Marine Court, St. Leonards-on-Sea
... along the prom ...

Saturday, 12 October 2013

The Best Building in London - The Natural History Museum

This wonderful Romanesque entrance doesn't lead into a cathedral but to my favourite London building, the Natural History Museum, on Cromwell Road. The temporary barriers don't enhance the appearance, but are sometimes necessary for crowd control in a building which has almost five million visitors each year.


I was first taken to the Natural History Museum when I was just five or six and I fell in love with the building before we even got inside. The exterior of the building is covered with statues, gargoyles and plaques of creatures which were hand-modelled and then cast in terracotta. I was fascinated by the plaques around the gates which depict mice and squirrels.
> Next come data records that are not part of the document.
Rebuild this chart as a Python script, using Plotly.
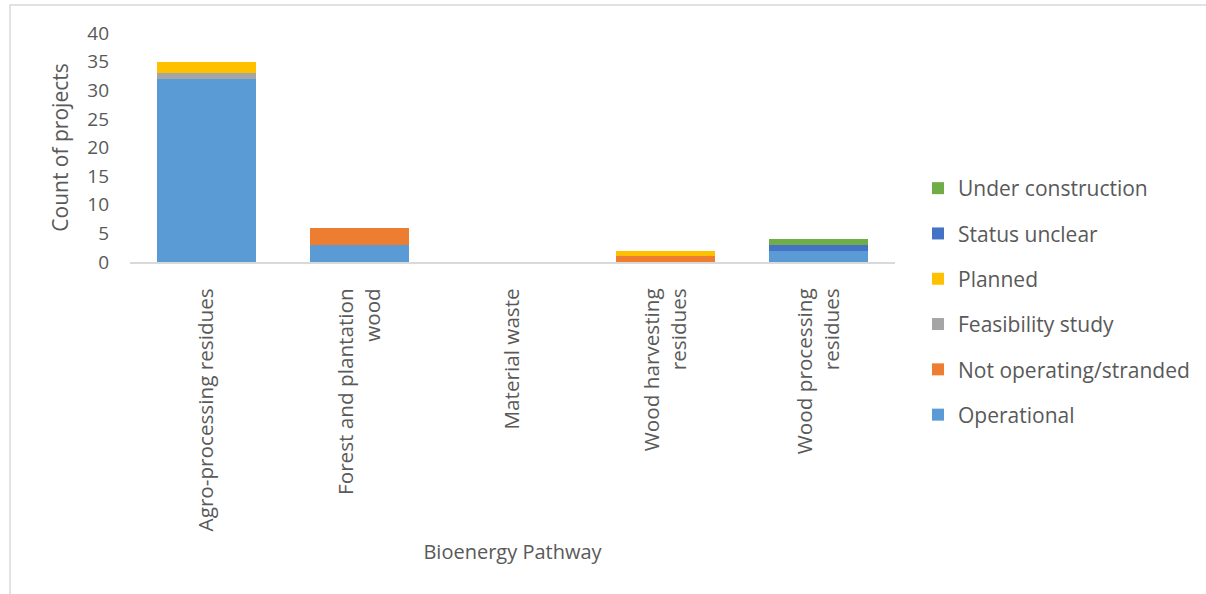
import plotly.graph_objects as go

categories = ["Agro-processing residues", "Forest and plantation<br>wood", "Material waste",
              "Wood harvesting<br>residues", "Wood processing<br>residues"]
operational = [32, 3, 0, 0, 2]
not_operating = [0, 3, 0, 1, 0]
feasibility = [1, 0, 0, 0, 0]
planned = [2, 0, 0, 1, 0]
status_unclear = [0, 0, 0, 0, 1]
under_construction = [0, 0, 0, 0, 1]

series = [
    ("Operational", operational, "#5B9BD5"),
    ("Not operating/stranded", not_operating, "#ED7D31"),
    ("Feasibility study", feasibility, "#A5A5A5"),
    ("Planned", planned, "#FFC000"),
    ("Status unclear", status_unclear, "#4472C4"),
    ("Under construction", under_construction, "#70AD47"),
]

FONT = "Open Sans"
TXT = "#595959"

fig = go.Figure()
n = len(series)
for i, (name, vals, col) in enumerate(series):
    fig.add_trace(go.Bar(x=categories, y=vals, name=name, marker_color=col,
                         marker_line_width=0, legendgroup=f"g{i}", legendrank=n - i))

L, R, T, B = 130, 311, 33, 332
W, H = 1206, 594
ph = H - T - B
pw = W - L - R

fig.update_layout(
    width=W, height=H, barmode="stack", bargap=0.353,
    margin=dict(l=L, r=R, t=T, b=B, autoexpand=False),
    paper_bgcolor="white", plot_bgcolor="white",
    font=dict(family=FONT, color=TXT, size=17),
    legend=dict(traceorder="grouped", tracegroupgap=15, maxheight=500,
                x=(918 - L) / pw, xanchor="left", y=(T + ph - 168) / ph, yanchor="top",
                font=dict(size=21, color=TXT), itemwidth=30),
    xaxis=dict(tickangle=-90, showline=True, linecolor="#D9D9D9", linewidth=2,
               ticks="", tickfont=dict(size=20.7, color=TXT), ticklabelstandoff=16,
               title=dict(text="Bioenergy Pathway", font=dict(size=20, color=TXT), standoff=15)),
    yaxis=dict(range=[0, 40], dtick=5, showgrid=False, zeroline=False, showline=False,
               tickfont=dict(size=19, color=TXT), ticklabelstandoff=20,
               title=dict(text="Count of projects", font=dict(size=21, color=TXT), standoff=12)),
    shapes=[dict(type="rect", xref="paper", yref="paper",
                 x0=(10 - L) / pw, x1=(1212 - L) / pw,
                 y0=(T + ph - 600) / ph, y1=(T + ph - 5) / ph,
                 line=dict(color="#D9D9D9", width=1.5), fillcolor="rgba(0,0,0,0)", layer="below")],
)

fig.write_html("out.html")
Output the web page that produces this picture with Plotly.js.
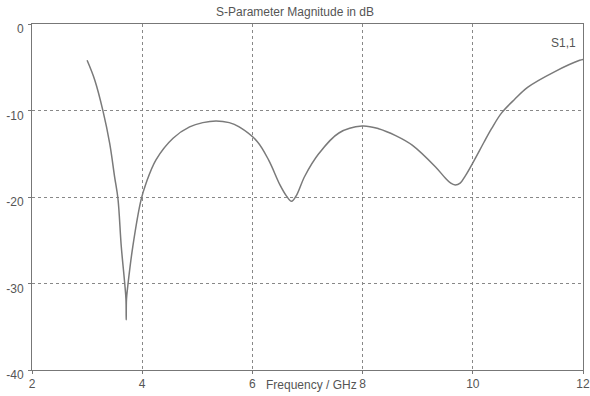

Plaque depicting three mice on a gatepost
 outside the main entrance.
No creature is too insignificant, everything from mice and beetles to wolves and sabre-toothed tigers are sculpted.

Pterodactyl plaque on the roof
Large statue of a Sabre-toothed cat
on the West tower, stylised to appear
heraldic - the head was cast separately
Small plaque of a crab on a mullion between
lower ground floor windows









The designs were individually sketched by Alfred Waterhouse, the Liverpool architect who was responsible for the whole building. His sketches were then sculpted and cast by a firm of terracotta manufacturers Farmer & Brindley. The named sculptor is M. Dujardin,
his first name was possibly Oscar or Hubert. He is thought to have been French but little is now known about him.
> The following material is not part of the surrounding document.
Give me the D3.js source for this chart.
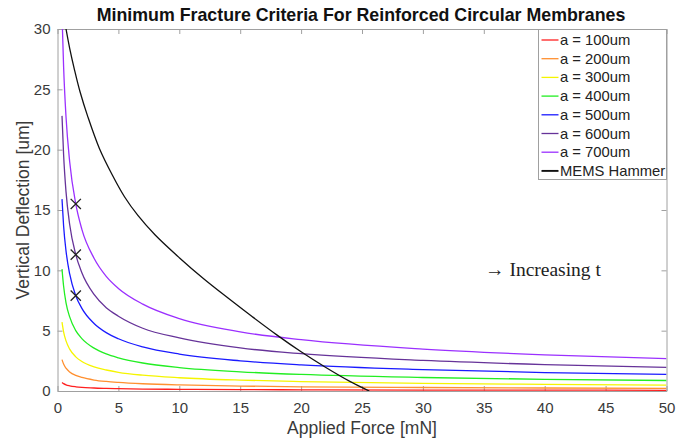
<!DOCTYPE html>
<html>
  <head>
    <meta charset="utf-8">
    <title>Minimum Fracture Criteria</title>
    <script src="https://cdn.jsdelivr.net/npm/d3@7"></script>
    <style>
      body { margin: 0; background: white; }
      svg { font-family: "Liberation Sans", Arial, sans-serif; }
      .axis path, .axis line { stroke: #a0a0a0; }
      .axis text { fill: #3a3a3a; font-size: 15px; }
      .curve { fill: none; stroke-width: 1.3; }
    </style>
  </head>
  <body>
    <script>
      var force = [0.37, 0.5, 0.7, 1, 1.5, 2, 3, 4, 5, 7, 10, 15, 20, 30, 40, 50];
      var a100 = [0.7, 0.61, 0.51, 0.43, 0.35, 0.3, 0.25, 0.21, 0.19, 0.16, 0.14, 0.11, 0.1, 0.08, 0.07, 0.06];
      var a200 = [2.6, 2.23, 1.89, 1.58, 1.29, 1.12, 0.91, 0.79, 0.71, 0.6, 0.5, 0.41, 0.35, 0.29, 0.25, 0.22];
      var a300 = [5.7, 4.9, 4.15, 3.47, 2.83, 2.45, 2.0, 1.74, 1.55, 1.31, 1.1, 0.9, 0.78, 0.63, 0.55, 0.49];
      var a400 = [10.1, 8.7, 7.3, 6.14, 5.0, 4.34, 3.55, 3.07, 2.75, 2.32, 1.94, 1.59, 1.37, 1.12, 0.97, 0.87];
      var a500 = [15.9, 13.7, 11.6, 9.7, 7.9, 6.85, 5.6, 4.84, 4.33, 3.66, 3.06, 2.5, 2.16, 1.77, 1.53, 1.37];
      var a600 = [22.8, 19.6, 16.5, 13.8, 11.3, 9.8, 8.0, 6.9, 6.2, 5.2, 4.4, 3.57, 3.09, 2.53, 2.19, 1.96];
      var a700 = [31.2, 26.9, 22.7, 19.0, 15.5, 13.4, 11.0, 9.5, 8.5, 7.2, 6.0, 4.9, 4.25, 3.47, 3.0, 2.69];

      var hammerForce = [0.7, 1.0, 1.4, 1.85, 2.5, 3.44, 4.5, 5.5, 6.6, 8, 10, 12, 14, 16, 18, 20, 22, 24, 25.6];
      var hammerDeflection = [30, 28.4, 26.6, 24.8, 22.7, 20.1, 17.9, 16.1, 14.55, 12.95, 11.05, 9.3, 7.7, 6.15, 4.65, 3.25, 1.97, 0.8, 0];

      var markerForce = [1.5, 1.5, 1.5];
      var markerDeflection = [15.5, 11.3, 7.9];

      var seriesNames = ['a = 100um', 'a = 200um', 'a = 300um', 'a = 400um', 'a = 500um', 'a = 600um', 'a = 700um'];
      var seriesColors = ['#ff2020', '#ff9030', '#f5f500', '#22ee22', '#1a1aff', '#663399', '#9b30ff'];
      var xTicks = [0, 5, 10, 15, 20, 25, 30, 35, 40, 45, 50];
      var yTicks = [0, 5, 10, 15, 20, 25, 30];

      var series = [a100, a200, a300, a400, a500, a600, a700];

      var margin = { left: 57.5, right: 23.5, top: 29, bottom: 49 };
      var width = 690, height = 440;
      var w = width - margin.left - margin.right, h = height - margin.top - margin.bottom;

      var svg = d3.select('body').append('svg').attr('width', width).attr('height', height);
      var g = svg.append('g').attr('transform', 'translate(' + margin.left + ',' + margin.top + ')');

      var x = d3.scaleLinear().domain([0, 50]).range([0, w]);
      var y = d3.scaleLinear().domain([0, 30]).range([h, 0]);

      g.append('clipPath').attr('id', 'clip').append('rect').attr('width', w).attr('height', h);

      // axes with inward ticks, box on
      g.append('g').attr('class', 'axis').attr('transform', 'translate(0,' + h + ')')
        .call(d3.axisBottom(x).tickValues(xTicks).tickSizeInner(-5).tickSizeOuter(0).tickPadding(11));
      g.append('g').attr('class', 'axis')
        .call(d3.axisLeft(y).tickValues(yTicks).tickSizeInner(-5).tickSizeOuter(0).tickPadding(7));
      g.append('g').attr('class', 'axis')
        .call(d3.axisTop(x).tickValues(xTicks).tickSizeInner(-5).tickSizeOuter(0).tickFormat(''));
      g.append('g').attr('class', 'axis').attr('transform', 'translate(' + w + ',0)')
        .call(d3.axisRight(y).tickValues(yTicks).tickSizeInner(-5).tickSizeOuter(0).tickFormat(''));

      var plot = g.append('g').attr('clip-path', 'url(#clip)');

      var line = d3.line()
        .x(function(d){ return x(d[0]) })
        .y(function(d){ return y(d[1]) })
        .curve(d3.curveMonotoneX);

      series.forEach(function(s, i) {
        plot.append('path').attr('class', 'curve')
          .datum(force.map(function(f, j){ return [f, s[j]] }))
          .attr('d', line).attr('stroke', seriesColors[i]);
      });

      plot.append('path').attr('class', 'curve')
        .datum(hammerForce.map(function(f, j){ return [f, hammerDeflection[j]] }))
        .attr('d', line.curve(d3.curveCatmullRom.alpha(0.5))).attr('stroke', '#111').attr('stroke-width', 1.9);

      g.selectAll('.marker').data(markerForce).enter().append('path')
        .attr('class', 'marker')
        .attr('transform', function(d, i){ return 'translate(' + x(d) + ',' + y(markerDeflection[i]) + ')' })
        .attr('d', d3.symbol().type(d3.symbolX).size(70))
        .attr('fill', 'none').attr('stroke', '#222').attr('stroke-width', 1.3);

      g.append('text').attr('x', x(35.1)).attr('y', y(10) + 6)
        .style('font-family', '"Liberation Serif", "DejaVu Serif", serif').style('font-size', '19.5px').attr('fill', '#222')
        .text('\u2192 Increasing t');

      // legend
      var legend = svg.append('g').attr('transform', 'translate(538.5,29.5)');
      legend.append('rect').attr('width', 128).attr('height', 150)
        .attr('fill', 'white').attr('stroke', '#a0a0a0');
      var legendNames = seriesNames.concat(['MEMS Hammer']);
      var legendColors = seriesColors.concat(['#111']);
      var rows = legend.selectAll('.row').data(legendNames).enter().append('g')
        .attr('transform', function(d, i){ return 'translate(0,' + (10.5 + i * 18.7) + ')' });
      rows.append('line').attr('x1', 3).attr('x2', 20)
        .attr('stroke', function(d, i){ return legendColors[i] })
        .attr('stroke-width', function(d, i){ return i === 7 ? 1.9 : 1.3 });
      rows.append('text').attr('x', 21.5).attr('y', 5).style('font-size', '14.8px').attr('fill', '#222')
        .text(function(d){ return d });

      svg.append('text').attr('x', 361).attr('y', 21).attr('text-anchor', 'middle')
        .style('font-size', '17.8px').style('font-weight', 'bold').attr('fill', '#111')
        .text('Minimum Fracture Criteria For Reinforced Circular Membranes');

      svg.append('text').attr('x', margin.left + w / 2).attr('y', 434).attr('text-anchor', 'middle')
        .style('font-size', '17.5px').attr('fill', '#3a3a3a').text('Applied Force [mN]');

      svg.append('text').attr('transform', 'translate(29,' + (margin.top + h / 2) + ') rotate(-90)')
        .attr('text-anchor', 'middle').style('font-size', '17.5px').attr('fill', '#3a3a3a')
        .text('Vertical Deflection [um]');
    </script>
  </body>
</html>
The building's two wings depicted different groups of creatures, those ornamenting the exterior of the West wing were extinct, those on the East wing were, at the time they were modelled, still surviving. Some larger sculptures had to be cast in more than one piece and certain creatures were given heraldic stylisation.

Today the building is in a much better state than when I first saw it. The exterior was cleaned of a century's worth of London soot and grime in the 1970's, I remember it as being  all black. Now the detailed terracotta can be enjoyed in all its glory.